The steep grades send us down into our lowest gears. But despite the fact that we've done nothing in the last three months that even the most optimistic person in the world would call exercise, we've managed to carry over a decent level of fitness from the six months we spent riding in New Zealand and Australia this winter. We share the paths with only a handful others. The smooth gravel carries us past granite outcroppings covered in a blanket of pale green lichen and deep gullies that stretch toward Frenchman Bay and reveal the mountain peaks that loom to the north.
We rest in the shade of the birches and aspens and oaks, looking out on a creek that zig-zags its way toward the bay through the granite just as it has for the thousands of years that passed before our traveling side show wandered by. As the cold water rushes past I feel the tension and uncertainty of the last few days sliding away alongside of it. It took far more effort to reach the starting point of this trip than for any of the others that came before, but now that work is behind us. In front lies America, the summer, and adventures so wonderful there's no way for us to conceive of what they might be.
We continue on next to wind-whipped lakes so pristine that no one's allowed to boat or fish or swim in them. Walter's whining comes and goes in waves as he deals with the competing emotions of excitement and anxiety. Although he's one of the most adaptable dogs you'll ever meet, his first reaction to any strange new situation that doesn't involve food or another dog is to quietly cry as if he's dying. This goes on for minutes or hours or days until something clicks inside his adorable head. Then he realizes he'll be fine and life charges ahead toward thoughts of squirrels and his next meal. And so I know he'll adjust to life on the road soon enough. I also know that it's not happening today.
Songs of pathetic whimpering guide us up the toughest hills we've faced since riding in New Zealand almost seven months ago. My quads bulge and my hamstrings ache. If I stand in the same position for more than about twenty seconds my hip muscles start to cramp. (I didn't even know I had hip muscles until right now.) It's a hell of a first day. But we're on the road again, traveling at our pace, surrounded by spectacular country. I can't find a single thing wrong with that.

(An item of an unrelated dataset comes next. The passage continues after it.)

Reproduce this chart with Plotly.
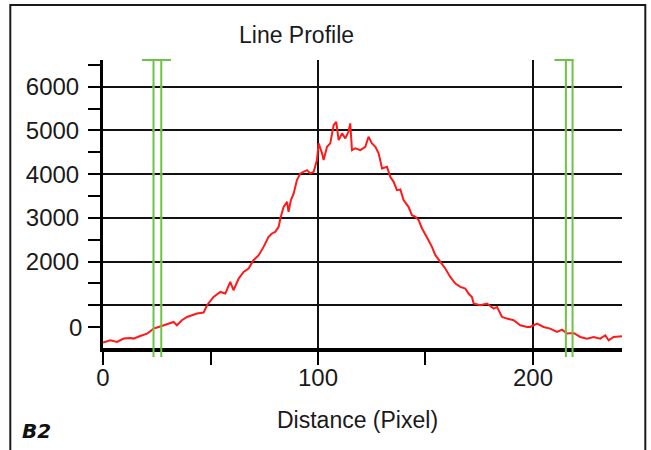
import plotly.graph_objects as go

# ---- data ----
distance = [0, 3.4, 6.5, 9.6, 12.7, 14.2, 17.3, 20.5, 22.0, 23.5, 25.9, 28.2, 31.3, 32.8, 34.4,
            36.7, 39.1, 41.4, 43.7, 46.8, 48.4, 51.4, 54.6, 56.9, 59.2, 60.7, 63.1, 65.4, 67.7,
            70.0, 72.4, 74.7, 77.0, 78.6, 80.1, 81.7, 82.5, 84.0, 85.6, 86.3, 87.4, 88.7, 90.2,
            91.8, 93.3, 94.9, 96.4, 98.0, 99.5, 100.3, 101.9, 102.6, 104.2, 105.7, 107.3, 108.5,
            109.6, 111.2, 112.7, 114.2, 115.0, 115.8, 117.3, 119.7, 122.0, 123.5, 125.1, 126.7,
            128.2, 129.8, 132.1, 133.6, 135.2, 136.7, 138.3, 139.8, 142.1, 143.7, 145.3, 146.8,
            148.4, 149.9, 151.4, 153.0, 154.6, 156.9, 159.2, 161.5, 163.9, 166.2, 168.5, 170.0,
            171.6, 172.4, 175.5, 178.6, 181.7, 183.3, 185.6, 187.9, 191.0, 194.1, 197.2, 198.7,
            201.9, 204.9, 208.0, 211.2, 213.5, 215.8, 218.9, 222.0, 225.1, 228.2, 231.3, 233.6,
            235.2, 237.5, 241.4]
intensity = [146, 199, 160, 238, 252, 238, 298, 353, 405, 467, 504, 543, 582, 618, 543,
             657, 733, 772, 811, 834, 1001, 1191, 1305, 1269, 1534, 1344, 1612, 1763, 1841,
             2031, 2146, 2336, 2565, 2643, 2679, 2794, 2986, 3252, 3366, 3137, 3405, 3559, 3863,
             4017, 4053, 4092, 4017, 4053, 4321, 4704, 4475, 4321, 4626, 4704, 5123, 5198,
             4779, 4933, 4818, 4969, 5162, 4550, 4589, 4550, 4626, 4855, 4704, 4626,
             4475, 4131, 4168, 3939, 3824, 3634, 3650, 3405, 3252, 3062, 3023, 2947,
             2757, 2603, 2489, 2336, 2146, 1992, 1841, 1649, 1498, 1420, 1383, 1269,
             1191, 1040, 1001, 1040, 925, 962, 733, 696, 657, 543, 504, 504,
             582, 504, 467, 389, 444, 353, 366, 275, 238, 275, 238, 314,
             199, 275, 291]

cursor_x = [23.5, 27.1, 215.3, 218.4]
cursor_bars = [(18.1, 31.6), (210.0, 218.9)]

y_major = [1000, 2000, 3000, 4000, 5000, 6000]
y_major_text = ["", "2000", "3000", "4000", "5000", "6000"]
y_minor = [500, 1500, 2500, 3500, 4500, 5500, 6500]
x_major = [0, 100, 200]
x_major_text = ["0", "100", "200"]
x_minor = [50, 150]

title_text = "Line Profile"
x_title = "Distance (Pixel)"
panel_label = "B2"

FONT = "Liberation Sans, Arial, sans-serif"
GREEN = "#6cc444"

fig = go.Figure()

fig.add_trace(go.Scatter(x=distance, y=intensity, mode="lines",
                         line=dict(color="#ff1a1a", width=2), hoverinfo="skip"))

# small magenta dots where cursors cross gridlines
dx, dy = [], []
for cx in cursor_x:
    for gy in y_major:
        dx.append(cx)
        dy.append(gy)
fig.add_trace(go.Scatter(x=dx, y=dy, mode="markers",
                         marker=dict(color="#b040c0", size=3), hoverinfo="skip"))

shapes = []
for cx in cursor_x:
    shapes.append(dict(type="line", xref="x", yref="paper", x0=cx, x1=cx, y0=-0.031, y1=1.0,
                       line=dict(color=GREEN, width=2), layer="above"))
for b0, b1 in cursor_bars:
    shapes.append(dict(type="line", xref="x", yref="paper", x0=b0, x1=b1, y0=1.0, y1=1.0,
                       line=dict(color=GREEN, width=2), layer="above"))
# outer frame
shapes.append(dict(type="rect", xref="paper", yref="paper", x0=-0.1786, x1=1.0449,
                   y0=-0.40, y1=1.1912, line=dict(color="#1a1a1a", width=2),
                   fillcolor="rgba(0,0,0,0)", layer="below"))

fig.update_layout(
    width=651, height=450,
    margin=dict(l=103, r=29, t=60, b=102),
    paper_bgcolor="white", plot_bgcolor="white",
    showlegend=False,
    shapes=shapes,
    font=dict(family=FONT, color="#1a1a1a", size=24),
    xaxis=dict(range=[0, 241.4], tickmode="array", tickvals=x_major, ticktext=x_major_text,
               showgrid=True, gridcolor="#111111", gridwidth=2, zeroline=False,
               showline=True, linecolor="#000000", linewidth=4,
               ticks="outside", ticklen=13, tickwidth=2, tickcolor="#000000",
               ticklabelstandoff=-8, tickfont=dict(size=24),
               minor=dict(tickmode="array", tickvals=x_minor, ticks="outside", ticklen=13,
                          tickwidth=2, tickcolor="#000000", showgrid=False)),
    yaxis=dict(range=[23, 6611], tickmode="array", tickvals=y_major, ticktext=y_major_text,
               showgrid=True, gridcolor="#111111", gridwidth=2, zeroline=False,
               showline=True, linecolor="#000000", linewidth=3,
               ticks="outside", ticklen=12, tickwidth=2, tickcolor="#000000",
               ticklabelstandoff=4, tickfont=dict(size=24),
               minor=dict(tickmode="array", tickvals=y_minor, ticks="outside", ticklen=12,
                          tickwidth=2, tickcolor="#000000", showgrid=False)),
    annotations=[
        dict(text=title_text, xref="paper", yref="paper", x=0.3734, y=1.0869,
             xanchor="center", yanchor="middle", showarrow=False, font=dict(size=23)),
        dict(text=x_title, xref="paper", yref="paper", x=0.491, y=-0.2513,
             xanchor="center", yanchor="middle", showarrow=False, font=dict(size=23)),
        dict(text="0", xref="paper", yref="y", x=0, y=500, xanchor="right", yanchor="middle",
             xshift=-19, showarrow=False, font=dict(size=24)),
        dict(text="<b><i>" + panel_label + "</i></b>", xref="paper", yref="paper",
             x=-0.1272, y=-0.2895, xanchor="center", yanchor="middle", showarrow=False,
             font=dict(size=20, family="DejaVu Sans, sans-serif", color="#111111")),
    ],
)

fig.write_html("out.html", config={"displayModeBar": False},
               post_script="document.body.style.margin='0px';")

Across from us at the campground sits a site filled with five or six half-drunk bros. Within twenty minutes of us rolling in they've already showed off their skills at frisbee, stuttered laughing, listening to terrible Red Hot Chili Peppers songs, and making inane pop culture commentary passed off as brilliant insights about the world. The chance to think we're anywhere other than a national park campground disappears before we even have a chance to put up the tent. But it doesn't matter at all. What matters is that we're back outside, back on the road, back in our sleeping bag with a happy dog curled up at our feet, back where we want to be.